PLATTSBURGH — Clinton County officials are hoping that delinquent taxpayers will pay up before the new final deadline to confiscate their land hits.
Signs notifying property owners that the county will take title to their land were posted on properties last week.
“The yellow signs went up last week, and we hope that will get people’s attention,” County Treasurer Joseph Giroux said.
The order giving the county the green light to take title to properties that are more than two years in arrears on taxes was signed on March 11 by County Judge Patrick McGill.
In past years, the day the judge signed the order was the final deadline, and delinquent owners could not make payments between then and the day the property was put up for public auction.
If they wanted to keep their property, they had to bid on it at the sale.
But legislators agreed to change the process this year. They are giving delinquent owners 45 days after the judge signs the order as one last chance to make their payments.
That puts the final deadline at April 25.
10 PERCENT PENALTY
The change was prompted by Legislator Mark Dame (R-Area 8, City and Town of Plattsburgh), who felt the county should do more to give late-payers another chance to make payments.
After April 25, there will be no recourse for late taxpayers before the June 5 auction.
Giroux said earlier this week that 82 delinquent properties were scheduled to go on the block.
“It’s a little concerning because, since we put up the yellow warning signs last week, nobody has come in and paid,” he said.
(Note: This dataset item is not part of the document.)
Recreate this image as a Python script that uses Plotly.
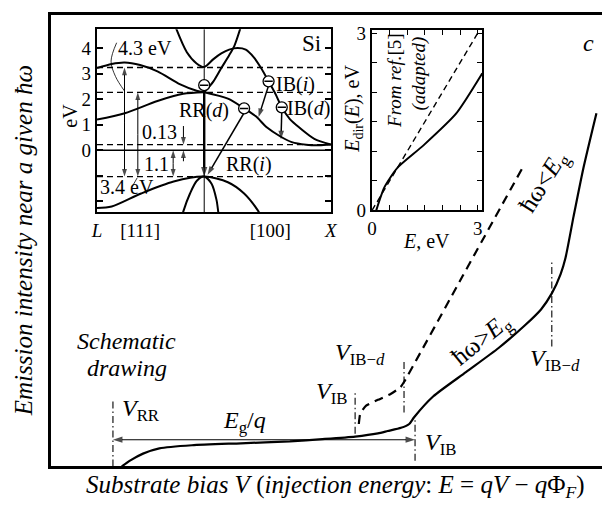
import plotly.graph_objects as go

FONT = "Liberation Serif, Times New Roman, DejaVu Serif, serif"
BLACK = "black"

# ---------------- main panel (schematic, arbitrary units) ----------------
solid_V = [1.284, 1.433, 1.670, 1.966, 2.558, 3.446, 4.334, 4.925, 5.519, 5.933, 6.110,
           6.352, 6.501, 6.590, 6.939, 7.531, 8.123, 8.597, 8.893, 9.089, 9.249, 9.337,
           9.485, 9.663, 9.899]
solid_I = [0.0, 0.128, 0.284, 0.400, 0.470, 0.513, 0.556, 0.605, 0.662, 0.733, 0.784,
           0.855, 0.940, 1.090, 1.553, 2.088, 2.622, 3.120, 3.476, 3.831, 4.259, 4.615,
           5.541, 6.609, 7.821]
dashed_V = [5.586, 5.613, 5.719, 5.933, 6.163, 6.341, 6.412, 7.478, 8.544]
dashed_I = [0.940, 1.175, 1.346, 1.474, 1.603, 1.752, 1.880, 4.231, 6.581]

# vertical dash-dot markers: V position, lower and upper intensity
mark_V = [1.124, 5.519, 6.407, 6.607, 9.089]
mark_lo = [0.0, 0.726, 1.197, 0.128, 2.656]
mark_hi = [1.474, 1.667, 2.329, 1.047, 4.579]
gap_level = 0.592   # E_g/q double arrow height

# ---------------- band-structure inset (k: L=-0.846, Gamma=0, X=1; E in eV) ----------------
lam_up_k = [-0.846, -0.730, -0.629, -0.506, -0.369, -0.189, -0.060, 0.0]
lam_up_E = [3.22, 3.38, 3.44, 3.34, 3.09, 2.58, 2.33, 2.27]
lam_lo_k = [-0.846, -0.627, -0.369, -0.166, 0.0]
lam_lo_E = [1.20, 1.45, 1.93, 2.21, 2.27]
g2_k = [-0.228, -0.137, -0.060, 0.0, 0.073, 0.135, 0.197, 0.264, 0.328, 0.390, 0.444,
        0.508, 0.568, 0.612, 0.676, 0.753, 0.869, 1.0]
g2_E = [4.85, 3.84, 3.40, 3.26, 3.57, 3.79, 3.94, 4.00, 3.94, 3.65, 3.26,
        2.70, 2.15, 1.68, 1.22, 0.88, 0.45, 0.23]
g15_k = [0.0, 0.073, 0.135, 0.197, 0.238, 0.290]
g15_E = [2.27, 2.70, 3.22, 3.72, 4.09, 4.85]
d1_k = [0.0, 0.187, 0.315, 0.405, 0.496, 0.598, 0.691, 0.805, 0.907, 1.0]
d1_E = [2.27, 2.02, 1.64, 1.34, 0.89, 0.55, 0.32, 0.22, 0.20, 0.23]
hh_k = [-0.846, -0.730, -0.498, -0.241, 0.0, 0.187, 0.315, 0.419, 0.440]
hh_E = [-2.26, -2.20, -1.69, -1.22, -1.03, -1.25, -1.69, -2.32, -2.50]
lh_k = [-0.170, -0.164, -0.112, -0.058, 0.0, 0.058, 0.097, 0.110, 0.113]
lh_E = [-2.50, -2.38, -1.69, -1.19, -1.03, -1.31, -1.94, -2.38, -2.50]
levels_E = [3.24, 2.27, 0.22, -1.03]
electrons_k = [0.0, 0.315, 0.508, 0.612]
electrons_E = [2.55, 1.64, 2.70, 1.68]
# transitions (tail k, tail E, head k, head E, width)
trans = [(0.0, 2.36, 0.0, -1.03, 2.4),
         (0.313, 1.45, 0.027, -0.96, 1.5),
         (0.506, 2.51, 0.429, 1.30, 1.5),
         (0.612, 1.49, 0.606, 0.43, 1.5)]
# energy-gap markers (k, E_low, E_high)
gaps = [(-0.629, -1.03, 3.24), (-0.524, -1.03, 2.27), (-0.245, -1.03, 0.0)]

# ---------------- E_dir(E) inset ----------------
edir_E = [0.12, 0.35, 0.72, 1.46, 2.39, 3.13]
edir_D = [0.0, 0.39, 0.72, 1.10, 1.64, 2.32]
ref_E = [0.0, 3.05]
ref_D = [0.0, 3.05]

fig = go.Figure()


def arrow(x0, y0, x1, y1, ax="x2", ay="y2", width=1.0, head=8):
    fig.add_trace(go.Scatter(x=[x0, x1], y=[y0, y1], mode="lines+markers", xaxis=ax, yaxis=ay,
                             line=dict(color=BLACK, width=width),
                             marker=dict(symbol="arrow", size=[0, head], angleref="previous",
                                         color=BLACK, line=dict(width=0))))


def darrow(x0, y0, x1, y1, ax="x2", ay="y2", width=1.0, head=8):
    xm, ym = (x0 + x1) / 2, (y0 + y1) / 2
    arrow(xm, ym, x0, y0, ax, ay, width, head)
    arrow(xm, ym, x1, y1, ax, ay, width, head)


# main curves
fig.add_trace(go.Scatter(x=solid_V, y=solid_I, mode="lines", xaxis="x", yaxis="y",
                         line=dict(color=BLACK, width=2.2, shape="spline", smoothing=0.6)))
fig.add_trace(go.Scatter(x=dashed_V, y=dashed_I, mode="lines", xaxis="x", yaxis="y",
                         line=dict(color=BLACK, width=2.2, dash="9px,6px", shape="spline", smoothing=0.4)))
for v, lo, hi in zip(mark_V, mark_lo, mark_hi):
    fig.add_trace(go.Scatter(x=[v, v], y=[lo, hi], mode="lines", xaxis="x", yaxis="y",
                             line=dict(color=BLACK, width=1.1, dash="7px,3px,1.5px,3px")))
darrow(mark_V[0], gap_level, mark_V[3], gap_level, "x", "y", width=1.1, head=10)

# band inset
for kk, ee in [(lam_up_k, lam_up_E), (lam_lo_k, lam_lo_E), (g2_k, g2_E), (g15_k, g15_E),
               (d1_k, d1_E), (hh_k, hh_E), (lh_k, lh_E)]:
    fig.add_trace(go.Scatter(x=kk, y=ee, mode="lines", xaxis="x2", yaxis="y2",
                             line=dict(color=BLACK, width=2, shape="spline", smoothing=0.8)))
for lev in levels_E:
    fig.add_trace(go.Scatter(x=[-0.846, 1.0], y=[lev, lev], mode="lines", xaxis="x2", yaxis="y2",
                             line=dict(color=BLACK, width=1.3, dash="6px,4px")))
fig.add_trace(go.Scatter(x=[-0.846, 1.0], y=[0, 0], mode="lines", xaxis="x2", yaxis="y2",
                         line=dict(color=BLACK, width=1.6)))
fig.add_trace(go.Scatter(x=[0, 0], y=[-2.42, 4.74], mode="lines", xaxis="x2", yaxis="y2",
                         line=dict(color=BLACK, width=1)))
# leaders for the 4.3 eV and 3.4 eV labels
fig.add_trace(go.Scatter(x=[-0.691, -0.735, -0.700, -0.629], y=[4.21, 3.49, 2.89, 2.32],
                         mode="lines", xaxis="x2", yaxis="y2",
                         line=dict(color=BLACK, width=0.8, shape="spline")))
fig.add_trace(go.Scatter(x=[-0.568, -0.529], y=[-1.42, -1.08], mode="lines", xaxis="x2", yaxis="y2",
                         line=dict(color=BLACK, width=0.8)))
for k0, e0, k1, e1, w in trans:
    arrow(k0, e0, k1, e1, width=w, head=10 if w > 2 else 9)
for k, lo, hi in gaps:
    darrow(k, lo, k, hi, width=1.0, head=8)
arrow(-0.164, 0.95, -0.164, 0.22, width=1.0, head=8)
arrow(-0.164, -0.43, -0.164, 0.0, width=1.0, head=8)
# electrons
fig.add_trace(go.Scatter(x=electrons_k, y=electrons_E, mode="markers", xaxis="x2", yaxis="y2",
                         marker=dict(symbol="circle", size=11, color="white",
                                     line=dict(color=BLACK, width=1.3))))
fig.add_trace(go.Scatter(x=electrons_k, y=electrons_E, mode="markers", xaxis="x2", yaxis="y2",
                         marker=dict(symbol="line-ew", size=6, line=dict(color=BLACK, width=1.5))))

# E_dir inset
fig.add_trace(go.Scatter(x=ref_E, y=ref_D, mode="lines", xaxis="x3", yaxis="y3",
                         line=dict(color=BLACK, width=1.4, dash="6px,4px")))
fig.add_trace(go.Scatter(x=edir_E, y=edir_D, mode="lines", xaxis="x3", yaxis="y3",
                         line=dict(color=BLACK, width=2, shape="spline", smoothing=0.6)))

ann = []


def label(x, y, text, size=20, ref="2", xanchor="center", angle=0):
    ann.append(dict(x=x, y=y, xref="x" + ref, yref="y" + ref, text=text, showarrow=False,
                    font=dict(family=FONT, size=size, color=BLACK), xanchor=xanchor,
                    yanchor="middle", textangle=angle))


def plabel(px, py, text, size=22, angle=0, xanchor="center"):
    ann.append(dict(x=px / 609, y=1 - py / 518, xref="paper", yref="paper", text=text,
                    showarrow=False, font=dict(family=FONT, size=size, color=BLACK),
                    xanchor=xanchor, yanchor="middle", textangle=angle))


label(-0.467, 4.02, "4.3 eV")
label(-0.606, -1.45, "3.4 eV")
label(-0.351, 0.70, "0.13")
label(-0.375, -0.55, "1.1")
label(-0.004, 1.57, "RR(<i>d</i>)")
label(0.351, -0.55, "RR(<i>i</i>)")
label(0.722, 2.585, "IB(<i>i</i>)")
label(0.822, 1.64, "IB(<i>d</i>)")
label(0.846, 4.17, "Si", size=23)
plabel(65, 113, "eV", size=20, angle=-90)

# E_dir inset labels
label(0.64, 2.20, "<i>From ref.</i>[5]", size=19, ref="3", angle=-90)
label(1.325, 2.31, "<i>(adapted)</i>", size=19, ref="3", angle=-90)
plabel(355, 105, "<i>E</i><sub>dir</sub>(<i>E</i>), eV", size=20, angle=-90)
plabel(430, 242, "<i>E</i>, eV", size=20)

# main labels
label(1.261, 1.239, "<i>V</i><sub>RR</sub>", size=24, ref="", xanchor="left")
label(3.517, 0.983, "<i>E</i><sub>g</sub>/<i>q</i>", size=24, ref="")
label(4.778, 1.624, "<i>V</i><sub>IB</sub>", size=24, ref="", xanchor="left")
label(5.115, 2.479, "<i>V</i><sub>IB−<i>d</i></sub>", size=24, ref="", xanchor="left")
label(6.75, 0.491, "<i>V</i><sub>IB</sub>", size=24, ref="", xanchor="left")
label(8.650, 2.350, "<i>V</i><sub>IB−<i>d</i></sub>", size=24, ref="", xanchor="left")
label(7.815, 2.799, "ħω&gt;<i>E</i><sub>g</sub>", size=25, ref="", angle=-39)
label(8.952, 6.282, "ħω&lt;<i>E</i><sub>g</sub>", size=25, ref="", angle=-58)
label(1.377, 2.778, "<i>Schematic</i>", size=24, ref="")
label(1.377, 2.179, "<i>drawing</i>", size=24, ref="")
label(9.751, 9.380, "<i>c</i>", size=24, ref="")

plabel(18, 242, "<i>Emission intensity near a given ħω</i>", size=25, angle=-90)
plabel(337, 497, "<i>Substrate bias V</i> (<i>injection energy</i>: <i>E</i> = <i>qV</i> − <i>q</i>Φ<sub><i>F</i></sub>)",
       size=25)

axis_common = dict(showgrid=False, zeroline=False, linecolor=BLACK, showline=True)
tf = dict(family=FONT, size=19, color=BLACK)

fig.update_layout(
    width=609, height=518, margin=dict(l=0, r=0, t=0, b=0),
    paper_bgcolor="white", plot_bgcolor="white", showlegend=False,
    font=dict(family=FONT, color=BLACK),
    xaxis=dict(domain=[46 / 609, 1.0], range=[0, 10], linewidth=2.5, mirror=True,
               showticklabels=False, ticks="", **axis_common),
    yaxis=dict(domain=[1 - 476 / 518, 1 - 8 / 518], range=[0, 10], linewidth=2.5, mirror=False,
               showticklabels=False, ticks="", **axis_common),
    xaxis2=dict(anchor="y2", domain=[93 / 609, 332 / 609], range=[-0.846, 1.0], linewidth=2.2,
                mirror=True, ticks="", tickvals=[-0.846, -0.506, 0.521, 1.0],
                ticktext=["<i>L</i>", "[111]", "[100]", "<i>X</i>"], tickfont=tf, **axis_common),
    yaxis2=dict(anchor="x2", domain=[1 - 212.5 / 518, 1 - 23 / 518], range=[-2.42, 4.74],
                linewidth=2.2, mirror="ticks", ticks="inside", ticklen=6, tickwidth=1.5,
                tickcolor=BLACK, tickvals=[0, 1, 2, 3, 4], ticktext=["0", "1", "2", "3", "4"],
                minor=dict(ticks="inside", tickvals=[-2, -1], ticklen=6, tickwidth=1.5,
                           tickcolor=BLACK),
                tickfont=tf, **axis_common),
    xaxis3=dict(anchor="y3", domain=[374 / 609, 486.7 / 609], range=[0, 3.13], linewidth=2.2,
                mirror="ticks", ticks="inside", ticklen=5, tickwidth=1.3, tickcolor=BLACK,
                tickvals=[0, 3], ticktext=["0", "3"],
                minor=dict(ticks="inside", tick0=0, dtick=0.5, ticklen=5, tickwidth=1.3,
                           tickcolor=BLACK),
                tickfont=tf, **axis_common),
    yaxis3=dict(anchor="x3", domain=[1 - 210.7 / 518, 1 - 24 / 518], range=[0, 3.05],
                linewidth=2.2, mirror="ticks", ticks="inside", ticklen=5, tickwidth=1.3,
                tickcolor=BLACK, tickvals=[0, 3], ticktext=["0", "3"],
                minor=dict(ticks="inside", tick0=0, dtick=0.5, ticklen=5, tickwidth=1.3,
                           tickcolor=BLACK),
                tickfont=tf, **axis_common),
    annotations=ann,
)

fig.write_html("out.html")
“Usually, that prompts a bunch to come in and pay.”
Those making payments between March 11 and April 25 will be subject to a 10 percent penalty.
About half of the properties up for auction this year are residences, but Giroux did not know how many are occupied.
He said all property owners were sent letters via certified and first-class mail in addition to the signs posted on their land.
“With the letters and the signs, people should know about this,” Giroux said.
Last year, the county auctioned 71 properties.
Proceeds from the auction go into the county’s general fund.